** YOUR TASK **
The lines from the top of the material below through the line containing "const mutations = [0.25, 0.5, 1.0, 1.5];" are to be printed exactly, with pictures omitted.

· · ·

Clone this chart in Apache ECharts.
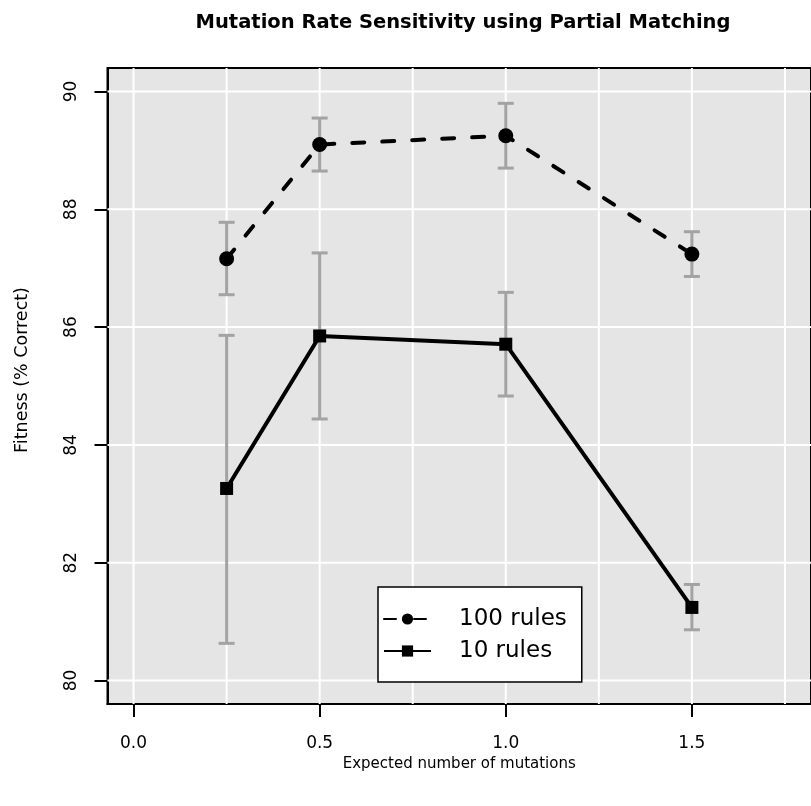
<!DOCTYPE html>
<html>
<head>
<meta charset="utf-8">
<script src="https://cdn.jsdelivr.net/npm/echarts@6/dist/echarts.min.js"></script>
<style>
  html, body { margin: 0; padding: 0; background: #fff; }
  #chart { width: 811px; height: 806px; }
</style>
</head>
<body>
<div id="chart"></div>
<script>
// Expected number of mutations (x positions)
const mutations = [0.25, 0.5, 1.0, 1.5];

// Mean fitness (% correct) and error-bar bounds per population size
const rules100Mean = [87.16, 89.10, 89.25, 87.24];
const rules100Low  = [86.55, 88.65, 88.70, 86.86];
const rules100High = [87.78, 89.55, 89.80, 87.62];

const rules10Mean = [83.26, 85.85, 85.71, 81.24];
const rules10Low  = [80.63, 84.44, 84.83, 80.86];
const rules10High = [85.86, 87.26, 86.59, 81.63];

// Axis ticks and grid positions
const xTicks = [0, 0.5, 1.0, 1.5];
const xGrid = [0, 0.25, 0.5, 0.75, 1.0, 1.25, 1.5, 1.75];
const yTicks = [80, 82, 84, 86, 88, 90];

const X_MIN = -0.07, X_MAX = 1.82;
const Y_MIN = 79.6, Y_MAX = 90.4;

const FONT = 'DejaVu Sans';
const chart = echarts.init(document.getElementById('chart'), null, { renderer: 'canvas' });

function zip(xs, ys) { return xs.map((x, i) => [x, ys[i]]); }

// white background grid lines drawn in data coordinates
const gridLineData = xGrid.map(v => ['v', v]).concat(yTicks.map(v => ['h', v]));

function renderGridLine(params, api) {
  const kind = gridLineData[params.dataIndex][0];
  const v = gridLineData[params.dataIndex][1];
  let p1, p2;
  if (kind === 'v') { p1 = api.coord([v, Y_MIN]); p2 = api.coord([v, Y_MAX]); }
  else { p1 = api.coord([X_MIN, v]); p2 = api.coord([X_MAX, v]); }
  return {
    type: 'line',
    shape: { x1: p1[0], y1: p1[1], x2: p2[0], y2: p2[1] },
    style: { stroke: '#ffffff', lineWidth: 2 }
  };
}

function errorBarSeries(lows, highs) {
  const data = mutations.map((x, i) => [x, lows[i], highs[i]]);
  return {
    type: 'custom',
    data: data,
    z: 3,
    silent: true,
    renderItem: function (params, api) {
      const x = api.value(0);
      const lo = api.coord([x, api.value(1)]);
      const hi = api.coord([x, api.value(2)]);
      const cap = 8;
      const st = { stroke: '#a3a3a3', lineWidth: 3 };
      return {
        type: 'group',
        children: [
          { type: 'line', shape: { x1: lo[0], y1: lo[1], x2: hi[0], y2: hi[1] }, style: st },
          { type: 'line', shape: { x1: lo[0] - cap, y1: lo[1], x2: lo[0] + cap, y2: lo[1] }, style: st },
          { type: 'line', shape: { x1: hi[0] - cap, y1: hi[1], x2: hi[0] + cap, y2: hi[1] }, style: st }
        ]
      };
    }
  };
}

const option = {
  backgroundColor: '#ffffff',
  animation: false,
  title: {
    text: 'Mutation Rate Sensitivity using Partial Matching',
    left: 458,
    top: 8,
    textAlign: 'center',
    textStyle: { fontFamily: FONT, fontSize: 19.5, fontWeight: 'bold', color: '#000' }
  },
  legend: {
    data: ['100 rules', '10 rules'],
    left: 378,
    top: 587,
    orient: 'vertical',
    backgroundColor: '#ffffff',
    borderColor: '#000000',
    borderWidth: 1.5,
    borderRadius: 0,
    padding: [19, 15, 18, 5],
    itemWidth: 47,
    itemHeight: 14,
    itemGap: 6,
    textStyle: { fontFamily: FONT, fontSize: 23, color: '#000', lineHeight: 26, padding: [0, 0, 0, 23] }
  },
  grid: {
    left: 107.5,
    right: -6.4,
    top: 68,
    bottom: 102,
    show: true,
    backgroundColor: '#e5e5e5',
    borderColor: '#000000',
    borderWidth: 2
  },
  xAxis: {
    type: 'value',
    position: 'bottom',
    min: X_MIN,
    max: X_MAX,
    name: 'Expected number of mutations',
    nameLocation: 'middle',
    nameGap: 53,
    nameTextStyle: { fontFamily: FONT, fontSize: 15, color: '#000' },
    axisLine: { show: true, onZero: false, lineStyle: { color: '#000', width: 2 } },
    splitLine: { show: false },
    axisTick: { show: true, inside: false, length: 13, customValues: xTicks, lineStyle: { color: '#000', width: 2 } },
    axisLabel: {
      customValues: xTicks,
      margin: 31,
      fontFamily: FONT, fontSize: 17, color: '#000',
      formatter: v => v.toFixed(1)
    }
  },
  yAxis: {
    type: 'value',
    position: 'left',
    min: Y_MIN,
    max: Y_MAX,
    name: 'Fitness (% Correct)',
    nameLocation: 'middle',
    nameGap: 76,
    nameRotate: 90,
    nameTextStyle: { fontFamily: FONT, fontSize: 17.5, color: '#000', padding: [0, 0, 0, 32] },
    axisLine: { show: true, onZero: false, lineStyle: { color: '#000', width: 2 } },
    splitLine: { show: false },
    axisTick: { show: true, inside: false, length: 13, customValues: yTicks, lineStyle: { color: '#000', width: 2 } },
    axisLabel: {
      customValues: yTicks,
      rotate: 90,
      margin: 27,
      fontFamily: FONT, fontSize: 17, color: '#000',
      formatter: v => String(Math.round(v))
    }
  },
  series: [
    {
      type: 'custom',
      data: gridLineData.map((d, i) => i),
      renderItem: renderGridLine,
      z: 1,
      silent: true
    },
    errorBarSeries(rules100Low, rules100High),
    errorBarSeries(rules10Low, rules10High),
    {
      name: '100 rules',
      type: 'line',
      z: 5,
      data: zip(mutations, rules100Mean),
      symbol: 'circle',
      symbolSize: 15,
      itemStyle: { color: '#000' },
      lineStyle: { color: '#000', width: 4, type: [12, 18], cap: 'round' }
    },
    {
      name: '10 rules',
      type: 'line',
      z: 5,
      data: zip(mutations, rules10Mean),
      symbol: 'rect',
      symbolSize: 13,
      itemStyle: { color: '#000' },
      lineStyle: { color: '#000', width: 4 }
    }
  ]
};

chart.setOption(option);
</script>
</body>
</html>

· · ·

** ANSWER IN FULL **
Clone this chart in Apache ECharts.
<!DOCTYPE html>
<html>
<head>
<meta charset="utf-8">
<script src="https://cdn.jsdelivr.net/npm/echarts@6/dist/echarts.min.js"></script>
<style>
  html, body { margin: 0; padding: 0; background: #fff; }
  #chart { width: 811px; height: 806px; }
</style>
</head>
<body>
<div id="chart"></div>
<script>
// Expected number of mutations (x positions)
const mutations = [0.25, 0.5, 1.0, 1.5];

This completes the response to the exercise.